Dans tous les cas, nous devons tous nous ressaisir et faire des réflexions conséquentes pour une sortie de crise afin d’éviter des souffrances unitiles à notre peuple déjà meurtri par la pauvreté et l’insécurité. C’est en allant dans ce sens que nous pouvons contribuer à sauvegarder la quiétude, le vivre-ensemble, la fraternité et la paix dans notre chère patrie. Le dogmatisme et le jusqu’au-boutisme qui poussent certains dans l’obstination et confinent d’autre dans la déraison ne mènent nulle part. Ceux qui sont dans ces postures débordantes doivent s’assagir; ils ont l’obligation morale de tenir compte de la majorité écrasante de leurs compatriotes qui sont dans le dénuement et la détresse.

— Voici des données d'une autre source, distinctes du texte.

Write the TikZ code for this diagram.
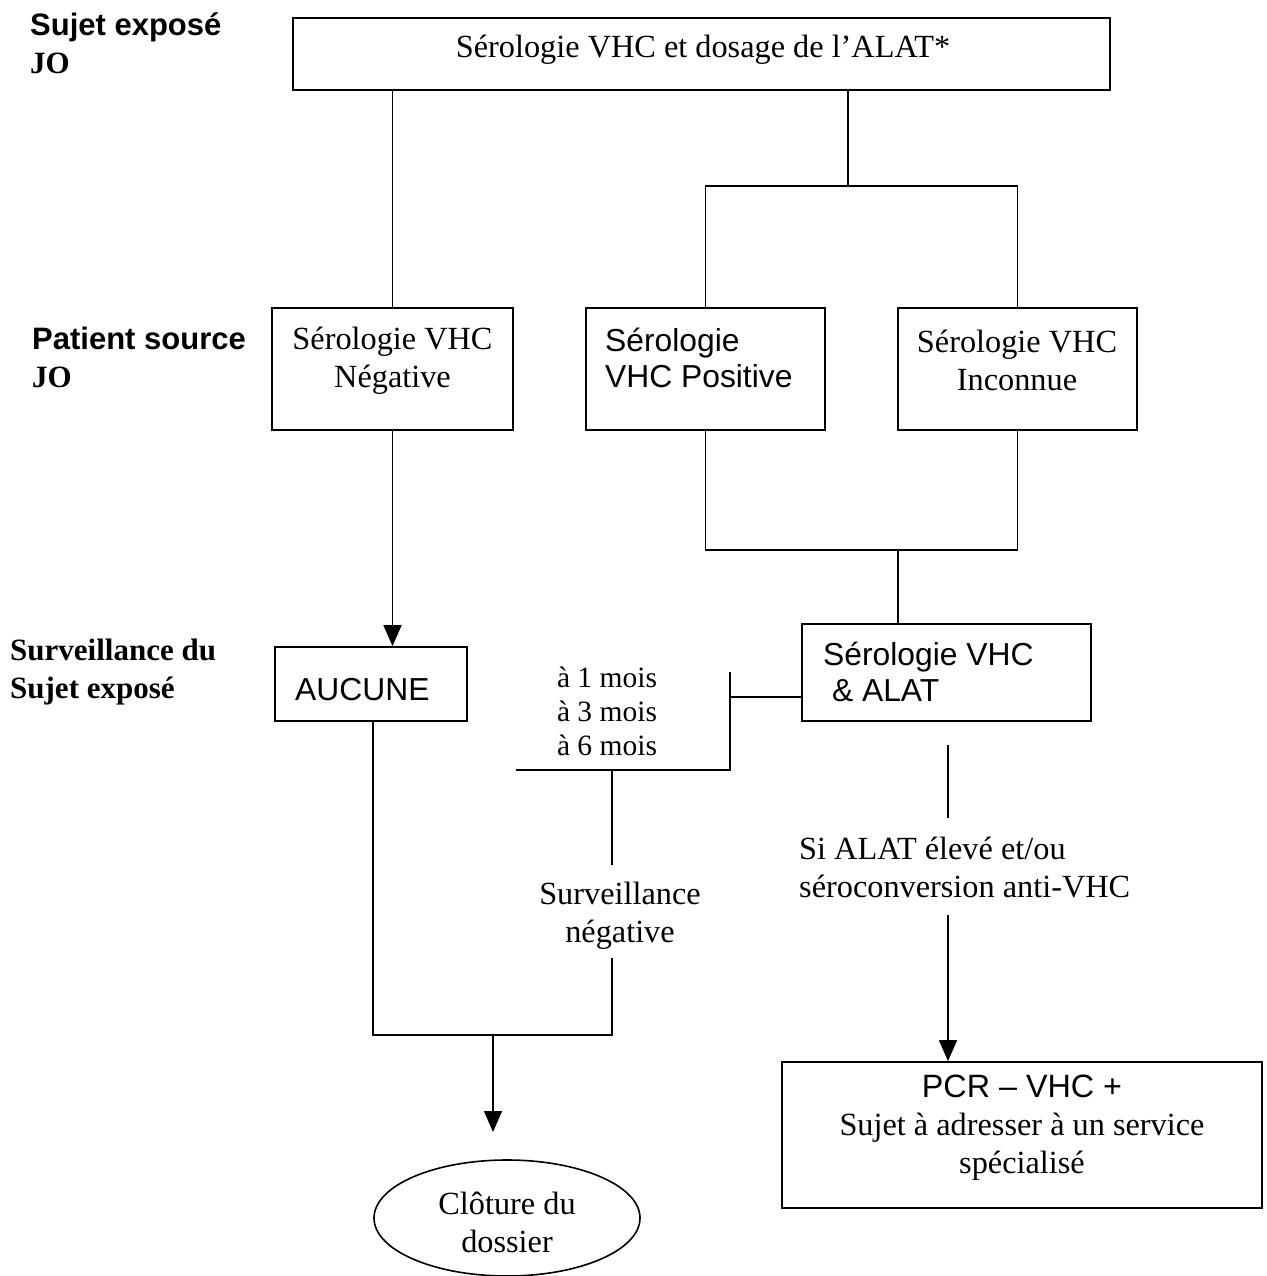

Au Niger, la mobilisation et ses résultats probants en si peu de temps sont un motif de satisfaction. Toutefois, la vigilance doit être de mise; les manœuvres de déstabilisation de notre pays pour faire main basse sur ses richesses ne cesseront pas. Tirons des enseignements de ce qui s’est passé ailleurs. Ne perdons pas de vue qu’il y a des gens à l’intérieur comme à l’extérieur qui caressent le rêve de voir le Niger déstabilisé, balkanisé et détruit. Il est du devoir de tous de veiller sur la patrie.
Le patriotisme n’est ni exclusif, ni parcellaire, ni circonstanciel. A l’étape actuelle de l’évolution socio-politique de notre pays, si tant est que nous voulons édifier un pays uni, stable, paisible et prospère, nous devons être capables de transcender les subjectivités, les divergences, les pesanteurs qui nous maintiennent dans les querelles de clocher et l’immobilisme. Dans cette optique, nous ne pouvons pas faire l’économie des réflexions, des discussions productives et des propositions pour relever les défis multiples et multiformes.
Le Niger est à un tournant décisif de son histoire. C’est pourquoi, il revient aux membres du Conseil National pour la Sauvegarde de la Patrie de mettre en avant leur engagement patriotique pour créer les conditions d’une transition sereine ainsi que d’un retour raisonnable au contexte republicain et démocratique en accord avec les différents acteurs de la démocratie. En procédant ainsi, l’opinion nationale et internationale reconnaîtra qu’ils ont fait preuve d’un sens élevé de l’intérêt général, de sagesse et de vision dans l’intérêt supérieur de la nation.
Quoi qu’on dise, cette crise a eu le mérite de permettre aux Nigériens de bien comprendre la dialectique de la prise en compte de leurs aspirations par les dirigeants politiques et leur entêtement à vouloir défendre les intérêts des différentes puissances étrangères qui sont à la manœuvre dans notre pays. Incontestablement, cette situation a permis d’exposer les limites objectives de la conviction politico-idéologique et de la combativité de certains militants politiques, de tous bords, selon les circonstances et selon leurs intérêts qui sont souvent aux antipodes de ceux du plus grand nombre.
Somme toute, le Niger ne mérite pas l’instabilité politique récurrente qui le secoue et l’entrave dans sa marche vers son développement. La stabilité et le développement sont irréalisables en dehors d’une gestion véritablement démocratique de la cité. Les hauts et les bas qu’à connus notre processus démocratique doivent nous édifier, pour que plus jamais des gens ne viennent de l’extérieur, sous aucun prétexte, pour oser mettre de l’ordre dans notre pays. C’est d’ailleurs l’occasion de repenser la république, la démocratie et le développement dans notre pays en favorisant et privilégiant les débats contradictoires.
Je ne réfute pas l’apport de l’extérieur, mais j’ai la conviction que la solution à la crise se trouve au Niger, entre les mains des Nigériens.